Set down, exactly as written, the lines from the top of the data to the line that holds "from matplotlib.lines import Line2D", and omit the pictures.

▶ [Dataset content]:
---+---
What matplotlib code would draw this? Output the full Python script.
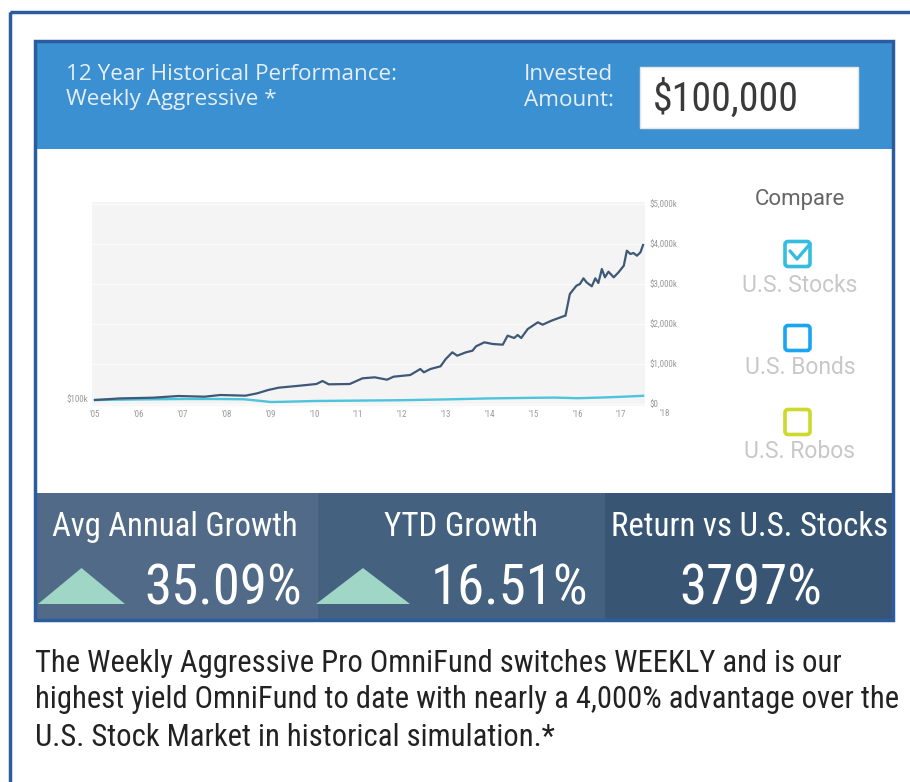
import matplotlib
matplotlib.use("Agg")
import matplotlib.pyplot as plt
import matplotlib.font_manager as fm
from matplotlib.font_manager import FontProperties
from matplotlib.patches import Rectangle, Polygon, FancyBboxPatch
from matplotlib.lines import Line2D

# ---------------- data ----------------
fund_years = [2005.0, 2005.57, 2006.33, 2006.9, 2007.5, 2007.86, 2008.43, 2008.7, 2008.95,
              2009.19, 2009.67, 2010.05, 2010.19, 2010.33, 2010.81, 2011.1, 2011.38, 2011.66,
              2011.81, 2012.19, 2012.42, 2012.5, 2012.65, 2012.88, 2013.0, 2013.15, 2013.26,
              2013.46, 2013.61, 2013.69, 2013.88, 2014.07, 2014.3, 2014.41, 2014.56, 2014.64,
              2014.72, 2014.87, 2015.1, 2015.21, 2015.41, 2015.68, 2015.73, 2015.83, 2015.98,
              2016.06, 2016.14, 2016.21, 2016.33, 2016.41, 2016.48, 2016.56, 2016.63, 2016.71,
              2016.83, 2016.94, 2017.06, 2017.13, 2017.21, 2017.28, 2017.36, 2017.44, 2017.5]
fund_values = [100, 140, 158, 200, 183, 225, 208, 267, 350,
               408, 458, 500, 575, 492, 500, 642, 667, 608,
               683, 725, 875, 792, 875, 942, 1125, 1292, 1208,
               1292, 1333, 1442, 1542, 1500, 1483, 1708, 1650, 1725,
               1650, 1875, 2042, 1983, 2083, 2192, 2208, 2750, 2958,
               3000, 3142, 3042, 2942, 3142, 3025, 3375, 3167, 3308,
               3167, 3292, 3458, 3833, 3750, 3775, 3708, 3792, 3975]

stock_years = [2005.0, 2006.0, 2007.0, 2007.8, 2008.4, 2008.8, 2009.0, 2009.3, 2010.0,
               2011.0, 2012.0, 2013.0, 2014.0, 2015.0, 2015.5, 2016.0, 2016.5, 2017.0, 2017.5]
stock_values = [100, 115, 125, 125, 118, 75, 50, 55, 75,
                85, 95, 115, 140, 155, 160, 145, 160, 180, 205]

x_ticks = list(range(2005, 2018))
x_tick_labels = ["'05", "'06", "'07", "'08", "'09", "'10", "'11", "'12", "'13", "'14",
                 "'15", "'16", "'17"]
y_ticks = [0, 1000, 2000, 3000, 4000, 5000]
y_tick_labels = ["$0", "$1,000k", "$2,000k", "$3,000k", "$4,000k", "$5,000k"]

header_title = ["12 Year Historical Performance:", "Weekly Aggressive *"]
invested_label = ["Invested", "Amount:"]
invested_amount = "$100,000"
compare_items = ["U.S. Stocks", "U.S. Bonds", "U.S. Robos"]
stat_labels = ["Avg Annual Growth", "YTD Growth", "Return vs U.S. Stocks"]
stat_values = ["35.09%", "16.51%", "3797%"]
footnote = ["The Weekly Aggressive Pro OmniFund switches WEEKLY and is our",
            "highest yield OmniFund to date with nearly a 4,000% advantage over the",
            "U.S. Stock Market in historical simulation.*"]

# ---------------- fonts ----------------
def pick_condensed():
    prefs = ["Liberation Sans Narrow", "Roboto Condensed", "Open Sans Condensed",
             "Noto Sans Condensed", "DejaVu Sans Condensed", "Noto Sans", "DejaVu Sans",
             "Roboto", "Open Sans"]
    best = None
    for f in fm.fontManager.ttflist:
        st = str(f.stretch)
        is_cond = ("Narrow" in f.name or "Condensed" in f.name
                   or st in ("condensed", "semi-condensed", "75", "87.5", "62.5")
                   or "Condensed" in f.fname or "Narrow" in f.fname)
        if not is_cond or f.style != "normal":
            continue
        if "Bold" in f.fname or "Italic" in f.fname or "Light" in f.fname \
                or "Thin" in f.fname or "Black" in f.fname or "Medium" in f.fname \
                or "SemiBold" in f.fname or "ExtraBold" in f.fname:
            continue
        if f.weight not in (400, "normal", "regular", "book"):
            continue
        rank = len(prefs)
        for i, p in enumerate(prefs):
            if f.name.startswith(p.split(" Condensed")[0].split(" Narrow")[0]):
                rank = min(rank, i)
        if "SemiCondensed" in f.fname and rank < len(prefs):
            rank += 0.5
        if best is None or rank < best[0]:
            best = (rank, f.fname)
    if best is None:
        return FontProperties(family=["Roboto", "DejaVu Sans"])
    return FontProperties(fname=best[1])

COND = pick_condensed()
HEAD = FontProperties(family=["Open Sans", "Noto Sans", "DejaVu Sans"])
ROBO = FontProperties(family=["Roboto", "DejaVu Sans"])

# ---------------- figure ----------------
W, H = 910, 782
fig = plt.figure(figsize=(W / 100, H / 100), dpi=100)
fig.patch.set_facecolor("white")
renderer = fig.canvas.get_renderer()

bg = fig.add_axes([0, 0, 1, 1])
bg.set_xlim(0, W)
bg.set_ylim(H, 0)
bg.axis("off")
bg.set_zorder(0)


def fit_text(x, y, s, target_w, fp, **kw):
    t = bg.text(x, y, s, fontproperties=fp.copy(), **kw)
    t.set_fontsize(10)
    w = t.get_window_extent(renderer).width
    t.set_fontsize(10 * target_w / w)
    return t


border_col = "#2b5c9e"
bg.add_patch(Rectangle((9.5, 11.5), 920, 800, fill=False, ec=border_col, lw=2.5))

px0, px1 = 35, 893
bg.add_patch(Rectangle((px0, 41), px1 - px0, 108, fc="#3b90d1", ec="none"))
bg.add_patch(Rectangle((px0, 149), px1 - px0, 344, fc="white", ec="none"))
sec_cols = ["#506a88", "#44617f", "#385674"]
sec_x = [px0, 318, 605, px1]
for i in range(3):
    bg.add_patch(Rectangle((sec_x[i], 493), sec_x[i + 1] - sec_x[i], 127, fc=sec_cols[i], ec="none"))
bg.add_patch(Rectangle((px0, 41), px1 - px0, 579, fill=False, ec=border_col, lw=2.5))

# header texts
hc = "#e6eff8"
t0 = fit_text(66, 75, header_title[0], 330, HEAD, color=hc, va="center", ha="left")
hs = t0.get_fontsize()
bg.text(66, 100, header_title[1], fontproperties=HEAD, fontsize=hs, color=hc, va="center", ha="left")
bg.text(524, 75, invested_label[0], fontproperties=HEAD, fontsize=hs, color=hc, va="center", ha="left")
bg.text(524, 100, invested_label[1], fontproperties=HEAD, fontsize=hs, color=hc, va="center", ha="left")
bg.add_patch(Rectangle((640, 67), 218, 61, fc="white", ec="#e4e4e4", lw=1))
fit_text(653, 99, invested_amount, 144, COND, color="#3a3a3a", va="center", ha="left")

# compare panel
bg.text(800, 200, "Compare", fontproperties=ROBO, color="#666666", fontsize=16, va="center", ha="center")
box_cols = ["#35bde0", "#1ba4f2", "#cdd92c"]
box_y = [254, 338, 422]
lab_y = [285, 368, 452]
for i in range(3):
    bg.add_patch(FancyBboxPatch((785, box_y[i] - 12.5), 25, 25,
                                boxstyle="round,pad=0,rounding_size=3",
                                fill=False, ec=box_cols[i], lw=2.6))
    bg.text(800, lab_y[i], compare_items[i], fontproperties=ROBO, color="#c8c8c8", fontsize=16.5,
            va="center", ha="center")
bg.add_line(Line2D([790, 797, 810], [251, 259, 244], color=box_cols[0], lw=2.4,
                   solid_capstyle="round", solid_joinstyle="round"))

# stats
stat_cx = [175, 461, 750]
stat_w = [245, 154, 275]
for i in range(3):
    fit_text(stat_cx[i], 527, stat_labels[i], stat_w[i], COND, color="white",
             va="center", ha="center")
bg.add_patch(Polygon([[38, 604], [125, 604], [81.5, 568]], closed=True, fc="#9fd6c6", ec="none"))
bg.add_patch(Polygon([[316, 604], [410, 604], [363, 568]], closed=True, fc="#9fd6c6", ec="none"))
fit_text(302, 589, stat_values[0], 157, COND, color="white", va="center", ha="right")
fit_text(588, 589, stat_values[1], 156, COND, color="white", va="center", ha="right")
fit_text(751, 589, stat_values[2], 143, COND, color="white", va="center", ha="center")

# footnote
f1 = fit_text(35, 663 + 37, footnote[1], 858, COND, color="#222222", va="center", ha="left")
fs = f1.get_fontsize()
for i in (0, 2):
    bg.text(35, 663 + 37 * i, footnote[i], fontproperties=COND, fontsize=fs, color="#222222",
            va="center", ha="left")

# ---------------- chart ----------------
ax_l, ax_r, ax_t, ax_b = 92, 645, 202, 406
ax = fig.add_axes([ax_l / W, 1 - ax_b / H, (ax_r - ax_l) / W, (ax_b - ax_t) / H])
ax.set_zorder(2)
ax.set_facecolor("#f4f4f4")
x_per_px = 13 / (665 - 95)
ax.set_xlim(2005 - (95 - ax_l) * x_per_px, 2005 + (ax_r - 95) * x_per_px)
ax.set_ylim(-50, 5050)
for s in ax.spines.values():
    s.set_visible(False)
ax.yaxis.tick_right()
ax.set_yticks(y_ticks)
ax.set_yticklabels(y_tick_labels)
ax.set_xticks(x_ticks)
ax.set_xticklabels(x_tick_labels)
ax.tick_params(axis="both", length=0, labelsize=6.5, labelcolor="#9a9a9a")
ax.tick_params(axis="y", pad=3)
ax.tick_params(axis="x", pad=3)
for lab in ax.get_xticklabels() + ax.get_yticklabels():
    lab.set_fontproperties(COND)
    lab.set_fontsize(6.5)
ax.grid(axis="y", color="#fbfbfb", lw=1.0)
ax.set_axisbelow(True)
ax.text(2018, -0.015, "'18", transform=ax.get_xaxis_transform(), ha="center", va="top",
        fontproperties=COND, fontsize=6.5, color="#9a9a9a", clip_on=False)
ax.text(-0.006, 100, "$100k", transform=ax.get_yaxis_transform(), ha="right", va="center",
        fontproperties=COND, fontsize=6.5, color="#9a9a9a", clip_on=False)

ax.plot(stock_years, stock_values, color="#4cc4dc", lw=1.7, solid_joinstyle="round")
ax.plot(fund_years, fund_values, color="#3e5876", lw=1.6, solid_joinstyle="round")

fig.savefig("out.png", dpi=100, facecolor="white")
---+---
▶ [Full answer]:
What matplotlib code would draw this? Output the full Python script.
import matplotlib
matplotlib.use("Agg")
import matplotlib.pyplot as plt
import matplotlib.font_manager as fm
from matplotlib.font_manager import FontProperties
from matplotlib.patches import Rectangle, Polygon, FancyBboxPatch
from matplotlib.lines import Line2D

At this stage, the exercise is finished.